Born into a simple family in eastern Tibet, Lobsang Dolkar, became a nun in her teens. With no opportunity to study, she spent her days in household chores and tending livestock. Being a nun meant reciting mantras and doing prostrations.
When her brother married, she became free to make a pilgrimage to Lhasa where she made friends with another nun. They decided to go to India to attend
the 1990 Kalachakra being given by His Holiness the Dalai Lama. Caught twice crossing into Nepal and handed back to the Chinese, their third attempt was successful.
Lobsang Dolker had not planned to stay in India, but her friend convinced her it was no use returning to Tibet and they should instead enroll in the newly founded nunnery, Dolma Ling.
She is among the first batch of nuns who entered the study program and at the same time helped with its construction. It was a joyous moment in 1994 when they moved into newly constructed rooms and had a home in India. Sadly she did not see her parents again; they passed away two years ago.
When she began her studies, it was hard for her to grasp what was being taught since she had had no previous education. But she never gave up. She feels that the opportunity to earn the Geshema Degree is very special and is grateful to His Holiness the Dalai Lama for his continuous support of nuns’ education. Access to this degree encourages nuns to persevere.

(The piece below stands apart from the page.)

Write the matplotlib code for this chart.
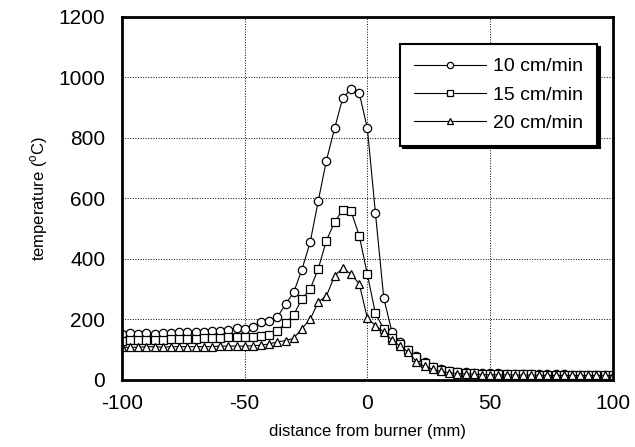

Lobsang says that, in the beginning, she was scared to sit the Geshema exams, but she never thought of backing out because she did not want younger nuns to accept failure without trying hard for their degree. In May she successfully passed Year 2 of the four-year exams. All being well, she will be a Geshema in 2017.
Looking back on how far she has come, Lobsang appreciates the importance
of education and is grateful to all the teachers and staff for their dedication to the nuns.